The magic packet is sent on the data link or Layer 2 in the OSI model and broadcast to all network interface cards (NICs) within the network of the broadcast address; the IP-address (layer 3 in the OSI model) is not used. When the listening computer receives this packet, the network card checks the packet for the correct information. If the magic packet is valid, the network card takes the computer out of hibernation or standby, and starts it up. In order for Wake-on-LAN to work, parts of the network interface need to stay on. This consumes standby power, but standby power is less than the computer's normal operating power.
FIG. 1 is a diagram depicting an exemplary WOL packet (prior art). The WOL magic packet is a broadcast frame containing anywhere within its payload: 6 bytes of ones (resulting in hexadecimal FF FF FF FF FF FF), followed by sixteen repetitions of the target computer's MAC address.
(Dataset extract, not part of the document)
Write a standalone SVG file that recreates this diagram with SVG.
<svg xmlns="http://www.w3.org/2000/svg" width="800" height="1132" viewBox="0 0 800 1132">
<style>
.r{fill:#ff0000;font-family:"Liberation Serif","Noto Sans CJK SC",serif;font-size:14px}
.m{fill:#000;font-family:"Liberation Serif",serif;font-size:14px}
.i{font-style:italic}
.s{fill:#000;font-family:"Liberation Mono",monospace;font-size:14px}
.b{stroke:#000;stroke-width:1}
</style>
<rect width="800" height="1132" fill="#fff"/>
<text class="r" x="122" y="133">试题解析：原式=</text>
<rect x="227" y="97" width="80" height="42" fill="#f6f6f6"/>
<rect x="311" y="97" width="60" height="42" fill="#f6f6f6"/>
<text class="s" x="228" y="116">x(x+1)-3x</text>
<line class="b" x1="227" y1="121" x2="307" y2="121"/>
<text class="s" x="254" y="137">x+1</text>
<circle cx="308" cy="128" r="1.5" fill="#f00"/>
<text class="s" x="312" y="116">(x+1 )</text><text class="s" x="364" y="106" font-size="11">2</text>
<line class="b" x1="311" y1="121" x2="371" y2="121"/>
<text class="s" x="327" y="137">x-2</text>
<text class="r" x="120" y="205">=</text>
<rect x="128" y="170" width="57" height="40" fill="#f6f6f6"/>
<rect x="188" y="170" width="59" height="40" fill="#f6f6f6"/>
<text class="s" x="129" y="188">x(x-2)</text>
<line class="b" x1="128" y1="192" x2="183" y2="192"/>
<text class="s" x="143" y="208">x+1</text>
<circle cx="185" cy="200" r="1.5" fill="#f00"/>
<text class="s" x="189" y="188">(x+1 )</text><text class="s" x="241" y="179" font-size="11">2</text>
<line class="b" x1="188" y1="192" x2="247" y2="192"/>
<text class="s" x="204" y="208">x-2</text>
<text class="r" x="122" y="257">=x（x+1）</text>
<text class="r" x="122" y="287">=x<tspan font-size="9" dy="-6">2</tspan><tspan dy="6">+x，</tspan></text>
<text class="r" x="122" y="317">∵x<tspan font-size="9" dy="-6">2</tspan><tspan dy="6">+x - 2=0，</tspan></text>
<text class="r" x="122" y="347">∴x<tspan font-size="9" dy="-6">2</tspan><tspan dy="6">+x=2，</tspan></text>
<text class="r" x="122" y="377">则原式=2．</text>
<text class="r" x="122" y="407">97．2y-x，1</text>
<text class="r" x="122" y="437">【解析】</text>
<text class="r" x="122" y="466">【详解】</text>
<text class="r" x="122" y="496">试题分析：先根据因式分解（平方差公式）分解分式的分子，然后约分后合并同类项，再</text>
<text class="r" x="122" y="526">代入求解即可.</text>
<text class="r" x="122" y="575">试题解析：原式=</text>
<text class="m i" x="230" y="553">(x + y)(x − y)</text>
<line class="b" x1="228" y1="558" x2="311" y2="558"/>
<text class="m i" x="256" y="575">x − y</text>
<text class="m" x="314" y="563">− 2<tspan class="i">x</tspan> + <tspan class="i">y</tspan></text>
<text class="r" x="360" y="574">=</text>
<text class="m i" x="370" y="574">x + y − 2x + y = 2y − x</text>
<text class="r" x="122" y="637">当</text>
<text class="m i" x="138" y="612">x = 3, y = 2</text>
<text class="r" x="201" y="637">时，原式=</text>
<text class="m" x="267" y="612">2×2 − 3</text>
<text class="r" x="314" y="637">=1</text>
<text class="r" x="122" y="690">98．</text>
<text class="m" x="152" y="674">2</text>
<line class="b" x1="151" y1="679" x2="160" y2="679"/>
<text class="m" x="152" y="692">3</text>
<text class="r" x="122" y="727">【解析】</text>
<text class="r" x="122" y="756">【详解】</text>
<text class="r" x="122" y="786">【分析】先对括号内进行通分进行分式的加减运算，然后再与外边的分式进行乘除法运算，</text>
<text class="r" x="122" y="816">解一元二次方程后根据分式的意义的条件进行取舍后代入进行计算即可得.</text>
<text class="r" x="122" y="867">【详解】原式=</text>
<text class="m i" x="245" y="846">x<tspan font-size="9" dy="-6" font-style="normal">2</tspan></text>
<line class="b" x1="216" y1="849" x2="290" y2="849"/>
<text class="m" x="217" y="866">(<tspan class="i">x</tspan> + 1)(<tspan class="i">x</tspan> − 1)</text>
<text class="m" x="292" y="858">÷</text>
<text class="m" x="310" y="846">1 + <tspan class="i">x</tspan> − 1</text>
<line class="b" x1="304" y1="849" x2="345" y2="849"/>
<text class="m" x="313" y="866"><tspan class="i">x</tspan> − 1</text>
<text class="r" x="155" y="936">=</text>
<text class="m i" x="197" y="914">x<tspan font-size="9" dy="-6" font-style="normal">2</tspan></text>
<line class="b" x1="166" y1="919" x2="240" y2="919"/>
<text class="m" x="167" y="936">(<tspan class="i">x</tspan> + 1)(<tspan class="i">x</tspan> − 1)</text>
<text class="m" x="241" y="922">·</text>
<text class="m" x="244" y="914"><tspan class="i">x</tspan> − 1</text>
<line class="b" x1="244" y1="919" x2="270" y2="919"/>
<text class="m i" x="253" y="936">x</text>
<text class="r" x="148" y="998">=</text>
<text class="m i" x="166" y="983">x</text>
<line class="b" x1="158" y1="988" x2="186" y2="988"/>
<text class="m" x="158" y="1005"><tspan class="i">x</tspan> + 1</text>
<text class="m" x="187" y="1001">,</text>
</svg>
There are three different ways to send Wake-on-LAN packets:
1. Limited broadcast. The Magic Packet is sent to the limited broadcast address (255.255.255.255). It is received by all machines on the same subnet but not forwarded to machines on other subnets.
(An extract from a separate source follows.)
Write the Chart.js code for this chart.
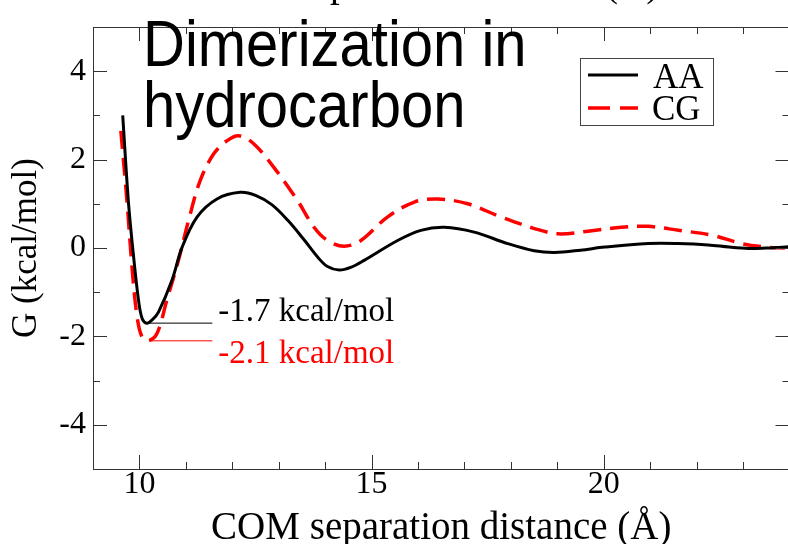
<!DOCTYPE html>
<html>
<head>
<meta charset="utf-8">
<script src="https://cdn.jsdelivr.net/npm/chart.js@4.4.1/dist/chart.umd.min.js"></script>
<style>
  html, body { margin: 0; padding: 0; overflow: hidden; background: #fff; }
  #wrap { position: absolute; left: 0; top: 0; width: 792px; height: 552px; }
</style>
</head>
<body>
<div id="wrap"><canvas id="c"></canvas></div>
<script>
// Free-energy profiles of dimerization in hydrocarbon: all-atom (AA) vs coarse-grained (CG)
const xMajorTicks = [10, 15, 20];
const yMajorTicks = [-4, -2, 0, 2, 4];

const aaDistance = [9.64, 9.76, 9.86, 9.98, 10.06, 10.16, 10.28, 10.41, 10.70, 10.92, 11.24, 11.67, 12.17, 12.50, 12.85, 13.20, 13.55, 13.85, 14.05, 14.30, 14.55, 14.84, 15.56, 16.06, 16.57, 17.21, 17.93, 18.50, 18.94, 19.50, 20.02, 20.96, 21.60, 22.25, 22.70, 23.12, 23.50, 23.91, 24.00];
const aaEnergy   = [3.00, 1.08, -0.05, -1.18, -1.60, -1.70, -1.62, -1.45, -0.73, 0.02, 0.70, 1.11, 1.26, 1.19, 0.98, 0.62, 0.18, -0.22, -0.42, -0.50, -0.44, -0.28, 0.17, 0.40, 0.47, 0.36, 0.10, -0.06, -0.10, -0.05, 0.02, 0.10, 0.10, 0.07, 0.02, -0.01, 0.00, 0.02, 0.04];

const cgDistance = [9.60, 9.73, 9.84, 9.94, 10.05, 10.19, 10.38, 10.59, 10.84, 11.06, 11.31, 11.60, 11.89, 12.14, 12.46, 12.89, 13.40, 13.76, 14.05, 14.41, 14.77, 15.34, 15.92, 16.42, 17.07, 17.79, 18.51, 19.01, 19.66, 20.38, 20.96, 21.61, 22.33, 22.97, 23.50, 23.90];
const cgEnergy   = [2.65, 1.08, -0.43, -1.48, -2.00, -2.10, -1.93, -1.18, -0.28, 0.63, 1.53, 2.13, 2.43, 2.54, 2.36, 1.83, 1.08, 0.47, 0.17, 0.04, 0.17, 0.70, 1.04, 1.11, 1.00, 0.70, 0.44, 0.32, 0.38, 0.47, 0.49, 0.40, 0.29, 0.10, 0.02, 0.00];

// Well-depth markers: value, leader-line start/end distance, label text
const wellDepths     = [-1.7, -2.1];
const wellLeaderFrom = [10.17, 10.23];
const wellLeaderTo   = [11.57, 11.57];
const wellLabels     = ['-1.7 kcal/mol', '-2.1 kcal/mol'];

const seriesNames  = ['AA', 'CG'];
const seriesColors = ['#000000', '#ff0000'];

const SERIF = '"Liberation Serif", "Times New Roman", serif';
const SANS  = '"Liberation Sans", Arial, sans-serif';
const DASH  = [18, 9];

const pts = (xs, ys) => xs.map((x, i) => ({ x, y: ys[i] }));

const datasets = [
  { label: seriesNames[0], data: pts(aaDistance, aaEnergy), borderColor: seriesColors[0],
    borderWidth: 3, pointRadius: 0, tension: 0.35, fill: false },
  { label: seriesNames[1], data: pts(cgDistance, cgEnergy), borderColor: seriesColors[1],
    borderWidth: 3.5, borderDash: DASH, pointRadius: 0, tension: 0.35, fill: false }
];
wellDepths.forEach((v, i) => {
  datasets.push({
    label: wellLabels[i],
    data: [{ x: wellLeaderFrom[i], y: v }, { x: wellLeaderTo[i], y: v }],
    borderColor: seriesColors[i], borderWidth: 1, pointRadius: 0, tension: 0, fill: false
  });
});

// Frame with inward major/minor ticks on all four sides, legend box and text overlays
const decorations = {
  id: 'decorations',
  afterDraw(chart) {
    const { ctx, chartArea: a, scales: { x, y } } = chart;
    ctx.save();
    ctx.strokeStyle = '#333';
    ctx.lineWidth = 1;
    ctx.beginPath();
    ctx.rect(Math.round(a.left) + 0.5, Math.round(a.top) + 0.5,
             Math.round(a.right - a.left), Math.round(a.bottom - a.top));
    ctx.stroke();

    const MAJ = 14, MIN = 7;
    ctx.beginPath();
    for (let v = Math.ceil(x.min); v <= x.max; v++) {
      const px = Math.round(x.getPixelForValue(v)) + 0.5;
      const len = xMajorTicks.includes(v) ? MAJ : MIN;
      ctx.moveTo(px, a.bottom); ctx.lineTo(px, a.bottom - len);
      ctx.moveTo(px, a.top); ctx.lineTo(px, a.top + len);
    }
    for (let v = Math.ceil(y.min); v <= y.max; v++) {
      const py = Math.round(y.getPixelForValue(v)) + 0.5;
      const len = yMajorTicks.includes(v) ? MAJ : MIN;
      ctx.moveTo(a.left, py); ctx.lineTo(a.left + len, py);
      ctx.moveTo(a.right, py); ctx.lineTo(a.right - len, py);
    }
    ctx.stroke();

    // secondary axis title above the frame
    ctx.fillStyle = '#000';
    ctx.font = '39px ' + SERIF;
    ctx.textAlign = 'center';
    ctx.textBaseline = 'alphabetic';
    ctx.fillText('COM separation distance (Å)', 429, -4);

    // well-depth labels
    ctx.textAlign = 'left';
    ctx.font = '33px ' + SERIF;
    ctx.fillStyle = seriesColors[0];
    ctx.fillText(wellLabels[0], x.getPixelForValue(wellLeaderTo[0]) + 6, y.getPixelForValue(wellDepths[0]) - 2);
    ctx.fillStyle = seriesColors[1];
    ctx.fillText(wellLabels[1], x.getPixelForValue(wellLeaderTo[1]) + 6, y.getPixelForValue(wellDepths[1]) + 22);

    // legend
    ctx.fillStyle = '#fff';
    ctx.fillRect(580, 58, 133, 67);
    ctx.strokeStyle = '#444';
    ctx.lineWidth = 1;
    ctx.strokeRect(580.5, 58.5, 133, 67);
    const rows = [75, 108];
    seriesNames.forEach((name, i) => {
      ctx.beginPath();
      ctx.strokeStyle = seriesColors[i];
      ctx.lineWidth = i === 0 ? 3 : 3.5;
      ctx.setLineDash(i === 0 ? [] : [22, 10]);
      ctx.moveTo(588, rows[i]); ctx.lineTo(638, rows[i]);
      ctx.stroke();
    });
    ctx.setLineDash([]);
    ctx.fillStyle = '#000';
    ctx.font = '35px ' + SERIF;
    ctx.fillText(seriesNames[0], 653, 88);
    ctx.fillText(seriesNames[1], 652, 120);

    // headline, slightly tall lettering
    ctx.font = '58px ' + SANS;
    const stretch = 1.13;
    [['Dimerization in', 66], ['hydrocarbon', 127]].forEach(([t, base]) => {
      ctx.save();
      ctx.translate(143, base);
      ctx.scale(1, stretch);
      ctx.fillText(t, 0, 0);
      ctx.restore();
    });
    ctx.restore();
  }
};

new Chart(document.getElementById('c'), {
  type: 'line',
  data: { datasets },
  plugins: [decorations],
  options: {
    responsive: true,
    maintainAspectRatio: false,
    animation: false,
    layout: { padding: { top: 27, right: 2.5, left: 0, bottom: 0 } },
    plugins: { legend: { display: false }, tooltip: { enabled: false } },
    scales: {
      x: {
        type: 'linear', min: 9, max: 24,
        grid: { display: false, drawTicks: false },
        border: { display: false },
        afterBuildTicks: s => { s.ticks = xMajorTicks.map(v => ({ value: v })); },
        afterFit: s => { s.height = 83; },
        ticks: { color: '#000', padding: 0, font: { family: SERIF, size: 32, lineHeight: 1 }, maxRotation: 0 },
        title: { display: true, text: 'COM separation distance (Å)', color: '#000',
                 font: { family: SERIF, size: 39 }, padding: { top: 0, bottom: 0 } }
      },
      y: {
        min: -5, max: 5,
        grid: { display: false, drawTicks: false },
        border: { display: false },
        afterBuildTicks: s => { s.ticks = yMajorTicks.map(v => ({ value: v })); },
        afterFit: s => { s.width = 93; },
        ticks: { color: '#000', padding: 7, font: { family: SERIF, size: 32 } },
        title: { display: true, text: 'G (kcal/mol)', color: '#000',
                 font: { family: SERIF, size: 35 }, padding: { top: 6, bottom: 0 } }
      }
    }
  }
});
</script>
</body>
</html>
2. Subnet-directed broadcast. The packet is sent to the target machine subnet. The router or switch forwards the packet to all ports containing machines on the subnet.
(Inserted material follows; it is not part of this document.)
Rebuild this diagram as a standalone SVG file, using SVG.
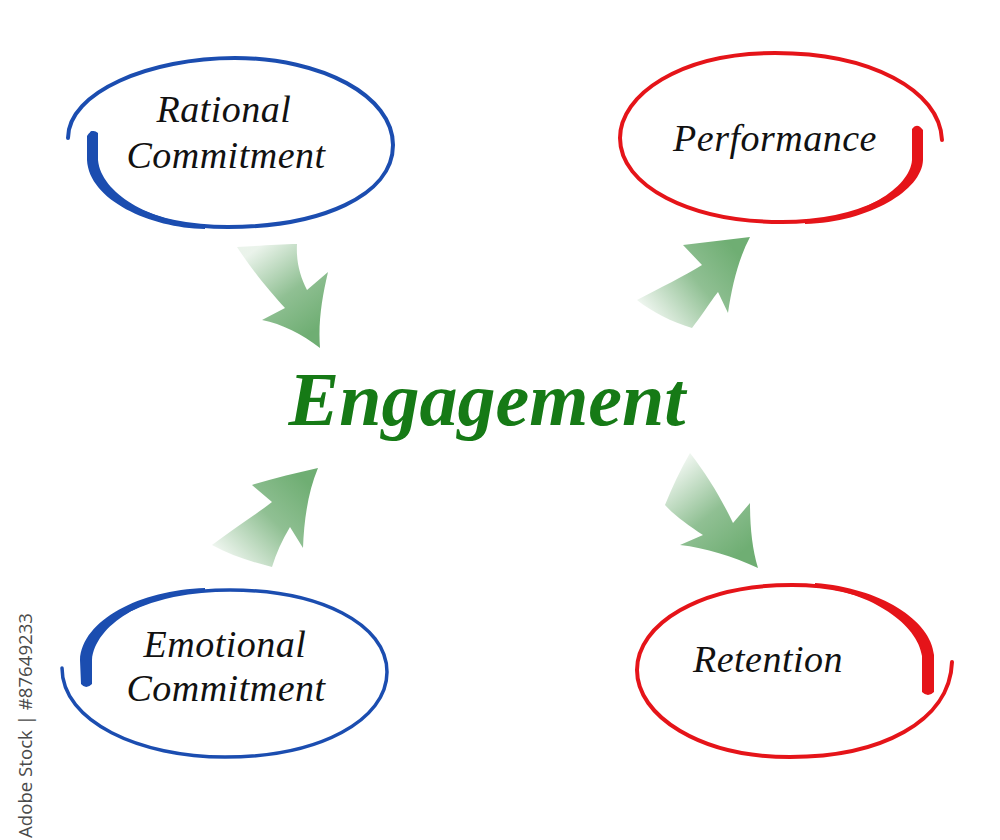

3. Unicast. The packet is sent directly to the machine IP address. If the router or switch still has cached the port to which that computer is attached, the packet gets access to the machine
Since the magic packet is only scanned for the string as shown, and not actually parsed by a full protocol stack, it may be sent as a broadcast packet of any network- and transport-layer protocol. It is typically sent as a user datagram protocol (UDP) datagram to port 0, 7, or 9, or, in former times, as an internetwork packet exchange (IPX) packet.
It would be advantageous if the function of the WOL packet could be extended to finely control the manner in which a computer device is awoken from a deep sleep.
It would be advantageous if an extended function WOL packet could be used to remotely enable or disable specific processors or processors cores in a computing device.